The department aims to award grant funds to reimburse “half of project costs,” with a minimum grant amount of $1,000. Special consideration will be given to applicants who “leverage other funding and private partnerships.”

“Hemp has presented a unique opportunity to grow an industry from the ground up, supplying seemingly limitless sustainable construction materials, fiber and food products,” Redding said in a press release. “These grants will feed a new industry that was once a staple of Pennsylvania’s economy and is again presenting opportunities for farm income and jobs as well as new possibilities for climate-friendly, environmentally beneficial products.”

Applicants are required to have started on or after July 1, 2022 and completed by June 30, 2023 (although the application window ends on December 2).

This is a slight increase from the department’s grant total of $157,735 in 2021, which was used to fund three different projects to boost hemp product awareness as a useful fiber and food: Don Services for hemp as a building material, Team Pennsylvania (also the host of the Pennsylvania Hemp Summit) spearheads education, and Urban Affairs Coalition All Together Now PA, which promoted hemp education as well.

The press release praised Pennsylvania Gov. Tom Wolf’s administration for its support and development of the state’s hemp program. In July at the Pennsylvania Hemp Summit, the state agricultural department announced a $460,000 program to help hemp cultivators and other unique crops through Specialty Crop Block Grants. “We are building a new industry, literally from the ground up,” Redding said at the event.

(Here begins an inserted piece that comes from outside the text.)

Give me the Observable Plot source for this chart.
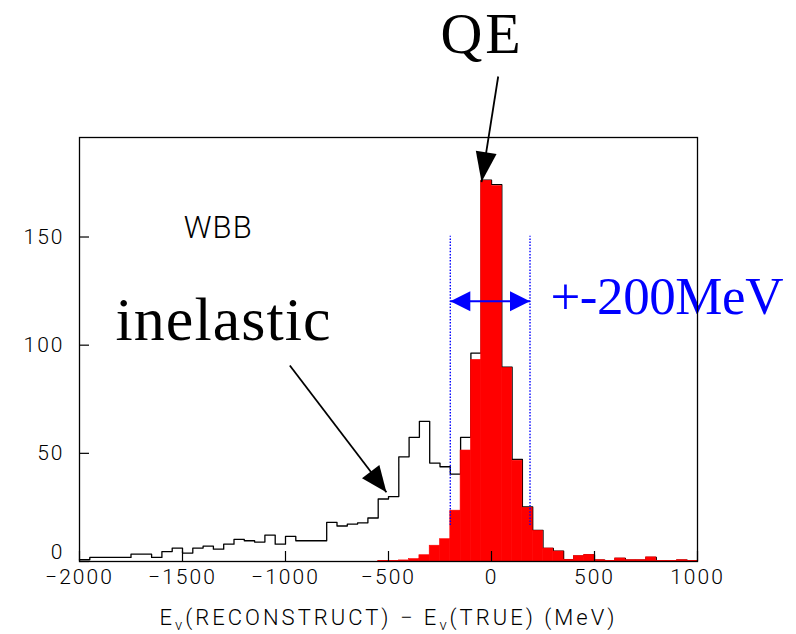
<!DOCTYPE html>
<html><head><meta charset="utf-8">
<script src="https://cdn.jsdelivr.net/npm/d3@7"></script>
<script src="https://cdn.jsdelivr.net/npm/@observablehq/plot@0.6"></script>
<style>
body{margin:0;background:#fff}
svg{display:block}
g[aria-label="x-axis tick label"] text, g[aria-label="y-axis tick label"] text{letter-spacing:2px}
</style>
</head><body><div id="chart"></div>
<script>
// ---- data ----
const binLo = [-2000,-1950,-1900,-1850,-1800,-1750,-1700,-1650,-1600,-1550,
  -1500,-1450,-1400,-1350,-1300,-1250,-1200,-1150,-1100,-1050,
  -1000,-950,-900,-850,-800,-750,-700,-650,-600,-550,
  -500,-450,-400,-350,-300,-250,-200,-150,-100,-50,
  0,50,100,150,200,250,300,350,400,450,
  500,550,600,650,700,750,800,850,900,950];
const binWidth = 50;
const allEvents = [0.8,1.9,1.9,1.9,1.9,3.4,3.4,1.9,4.6,6.2,
  3.9,6.2,7.1,5.7,8.0,10.2,9.6,9.0,12.2,8.0,
  11.6,9.6,9.6,9.6,18.1,16.4,17.3,17.9,20.1,28.9,
  30.0,48.4,57.4,64.8,45.5,43.8,40.4,57.4,96.3,176.3,
  174.2,89.8,47.2,25.2,14.4,6.1,4.8,0.8,2.5,3.1,
  0.6,0.3,1.4,0.6,0.6,1.9,0.2,0.2,0.6,0.2];
const qeEvents = [0,0,0,0,0,0,0,0,0,0,
  0,0,0,0,0,0,0,0,0,0,
  0,0,0,0,0,0,0,0,0,0.3,
  0.3,0.5,1.1,2.9,7.3,10.3,23.5,51.3,93.2,176.0,
  173.5,89.5,46.6,24.8,14.2,6.0,4.6,0.8,2.5,3.1,
  0.6,0.3,1.4,0.6,0.6,1.9,0.2,0.2,0.6,0.2];
const xTicks = [-2000,-1500,-1000,-500,0,500,1000];
const yTicks = [0,50,100,150];
const xDomain = [-2000, 1000];
const yDomain = [0, 196];
const windowEdges = [-200, 187];
const windowSpan = [16.6, 150.3];
const windowArrowY = [120.3];
const qeArrow = [{x1: 32.5, y1: 224.2, x2: -48.5, y2: 175.4}];
const inelasticArrow = [{x1: -979, y1: 90.6, x2: -510, y2: 32.0}];
const qeLabel = [{text: "QE", x: -53, y: 234.9}];
const inelasticLabel = [{text: "inelastic", x: -1825, y: 102.2}];
const windowLabel = [{text: "+-200MeV", x: 286, y: 114.5}];
const sampleLabel = [{text: "WBB", x: -1494, y: 149.7}];

// ---- layout ----
const W = 796, H = 634, ML = 79, MR = 99, MT = 137, MB = 73;
const kx = (W - ML - MR) / (xDomain[1] - xDomain[0]);
const ky = (H - MT - MB) / (yDomain[1] - yDomain[0]);
const angleOf = a => Math.atan2((a.x2 - a.x1) * kx, (a.y2 - a.y1) * ky) * 180 / Math.PI;

function headSymbol(ratio) {
  return {draw(ctx, size) {
    const L = Math.sqrt(size / Math.PI), w = L * ratio;
    ctx.moveTo(0, 0); ctx.lineTo(-w, L); ctx.lineTo(w, L); ctx.closePath();
  }};
}

const bins = binLo.map((lo, i) => ({lo, hi: lo + binWidth, all: allEvents[i], qe: qeEvents[i]}));
const stepPts = bins.map(d => ({x: d.lo, y: d.all})).concat([{x: binLo[binLo.length - 1] + binWidth, y: allEvents[allEvents.length - 1]}]);
const fmt = d => (d < 0 ? "\u2212" : "") + Math.abs(d);
const serif = "Liberation Serif, Times New Roman, serif";
const BLUE = "#0000ff", RED = "#ff0000";

const plot = Plot.plot({
  width: W, height: H,
  marginLeft: ML, marginRight: MR, marginTop: MT, marginBottom: MB,
  x: {domain: xDomain, label: null},
  y: {domain: yDomain, label: null},
  style: {fontFamily: "Roboto, sans-serif", fontSize: "21px", fontWeight: 300, background: "#fff", color: "#000", overflow: "visible"},
  marks: [
    Plot.line(stepPts, {x: "x", y: "y", curve: "step-after", stroke: "#000", strokeWidth: 1.3}),
    Plot.rectY(bins, {x1: "lo", x2: "hi", y: "qe", fill: RED, stroke: RED, strokeWidth: 0.6}),
    Plot.ruleX(windowEdges, {y1: windowSpan[0], y2: windowSpan[1], stroke: BLUE, strokeWidth: 1.4, strokeDasharray: "1.5 1.6"}),
    Plot.link(windowArrowY, {x1: windowEdges[0], x2: windowEdges[1], y1: d => d, y2: d => d, stroke: BLUE, strokeWidth: 2}),
    Plot.dot(windowArrowY, {x: windowEdges[1], y: d => d, r: 20, symbol: headSymbol(0.5), fill: BLUE, stroke: "none", rotate: 90}),
    Plot.dot(windowArrowY, {x: windowEdges[0], y: d => d, r: 20, symbol: headSymbol(0.5), fill: BLUE, stroke: "none", rotate: -90}),
    Plot.link(qeArrow, {x1: "x1", y1: "y1", x2: "x2", y2: "y2", stroke: "#000", strokeWidth: 1.8}),
    Plot.dot(qeArrow, {x: "x2", y: "y2", r: 30, symbol: headSymbol(0.35), fill: "#000", stroke: "none", rotate: angleOf(qeArrow[0])}),
    Plot.link(inelasticArrow, {x1: "x1", y1: "y1", x2: "x2", y2: "y2", stroke: "#000", strokeWidth: 1.8}),
    Plot.dot(inelasticArrow, {x: "x2", y: "y2", r: 26, symbol: headSymbol(0.42), fill: "#000", stroke: "none", rotate: angleOf(inelasticArrow[0])}),
    Plot.text(qeLabel, {x: "x", y: "y", text: "text", textAnchor: "middle", lineAnchor: "bottom", fontFamily: serif, fontSize: 58, fontWeight: 400, fill: "#000"}),
    Plot.text(inelasticLabel, {x: "x", y: "y", text: "text", textAnchor: "start", lineAnchor: "bottom", fontFamily: serif, fontSize: 62, fontWeight: 400, fill: "#000"}),
    Plot.text(windowLabel, {x: "x", y: "y", text: "text", textAnchor: "start", lineAnchor: "bottom", fontFamily: serif, fontSize: 53, fontWeight: 400, fill: BLUE}),
    Plot.text(sampleLabel, {x: "x", y: "y", text: "text", textAnchor: "start", lineAnchor: "bottom", fontSize: 31, fontWeight: 300, fill: "#000"}),
    Plot.axisX(xTicks, {tickSize: -10, fill: "none", stroke: "#000", strokeWidth: 1.2, label: null}),
    Plot.axisX(xTicks, {tickSize: 0, tickPadding: 8, tickFormat: fmt, fill: "#000", label: "E(RECONSTRUCT) \u2212 E(TRUE) (MeV)", labelAnchor: "center", labelOffset: 63}),
    Plot.axisY(yTicks, {tickSize: -10, fill: "none", stroke: "#000", strokeWidth: 1.2, label: null}),
    Plot.axisY(yTicks.filter(d => d !== 0), {tickSize: 0, tickPadding: 15, tickFormat: fmt, fill: "#000", label: null}),
    Plot.axisY(yTicks.filter(d => d === 0), {tickSize: 0, tickPadding: 15, tickFormat: fmt, fill: "#000", label: null, dy: -9}),
    Plot.frame({stroke: "#000", strokeWidth: 1.3})
  ]
});
document.getElementById("chart").append(plot);

// fit annotation widths to the reference
const fitWidths = {"QE": 80, "inelastic": 215, "+-200MeV": 233, "WBB": 68};
d3.select(plot).selectAll("text").each(function () {
  const t = this.textContent;
  if (fitWidths[t] && this.children.length === 0) {
    this.setAttribute("textLength", fitWidths[t]);
    this.setAttribute("lengthAdjust", "spacing");
  }
});

// axis title with ν subscripts
const lab = d3.select(plot).select('g[aria-label="x-axis label"] text');
if (!lab.empty()) {
  const parts = [["E", false], ["\u03bd", true], ["(RECONSTRUCT) \u2212 E", false], ["\u03bd", true], ["(TRUE) (MeV)", false]];
  lab.text(null).attr("font-size", "22px").attr("font-weight", 300);
  let prevSub = false, nChars = 0;
  for (const [s, sub] of parts) {
    const ts = lab.append("tspan").text(s);
    if (sub) ts.attr("font-size", "15px").attr("dy", 5);
    else if (prevSub) ts.attr("dy", -5);
    prevSub = sub; nChars += s.length;
  }
  const n = lab.node().getComputedTextLength();
  lab.style("letter-spacing", ((458 - n) / nChars) + "px");
}
</script>
</body></html>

Back in 2019, Wolf also signed the Pennsylvania Farm Bill, which provided “strategic investments” in state agriculture, and noted the inclusion of hemp as an animal feed.

In other hemp news, tiny homes were created in Europe by Margent Farms using corrugated hemp sheets. The surprisingly spacious two-story homes were created with sustainability, affordability, and design consciousness in mind. “The fibres sequester carbon, locking it in and stopping it releasing back into the atmosphere, resulting in a very low-carbon product. The high cellulose content (60–70%) of the plant makes it a very strong and durable material. The sheet is bound with a sugar based resin made entirely from agricultural waste. Our hemp sheets are a natural alternative to corrugated steel, PVC, bitumen and cement,” the construction company said on its website.

Earlier this summer, North Carolina Gov. Roy Cooper signed a bill to remove hemp from the state’s list of controlled substances. “Agriculture is North Carolina’s largest industry and giving North Carolina farmers certainty that they can continue to participate in this growing market is the right thing to do for rural communities and our economy,” Cooper said in a press release.

A hemp-focused museum exhibit debuted in June in Barcelona, spotlighting the unique uses of hemp as an important trade crop and source of income for merchants in Japan. Called “Cannabis Japonica,” unique clothing samples and literature are on display through February 2023.

Japan is undergoing its own cannabis renaissance as well. While cannabis is strictly regulated, the country’s health officials are proposing that medical cannabis be legalized to align its regulation with other major countries.

A new report from Technavio examined the global industrial hemp market, and projects that the industry could grow up to $6.47 billion in value between 2021 and 2026. Specifically, the report suggests that the leading hemp product will be textiles. “The industrial hemp market share growth in the textile segment will be significant during the forecast period. Hemp fibers possess significant properties, such as high absorption capacity and good thermal and electrical properties, like low static electricity charge and high heat of sorption,” the report states. “Hence, hemp is used in the manufacture of apparel, fabrics, denim, and fine textiles, thus increasing the demand for hemp in the textile segment. Therefore, owing to these factors, the textile segment of the market in focus is expected to grow during the forecast period.”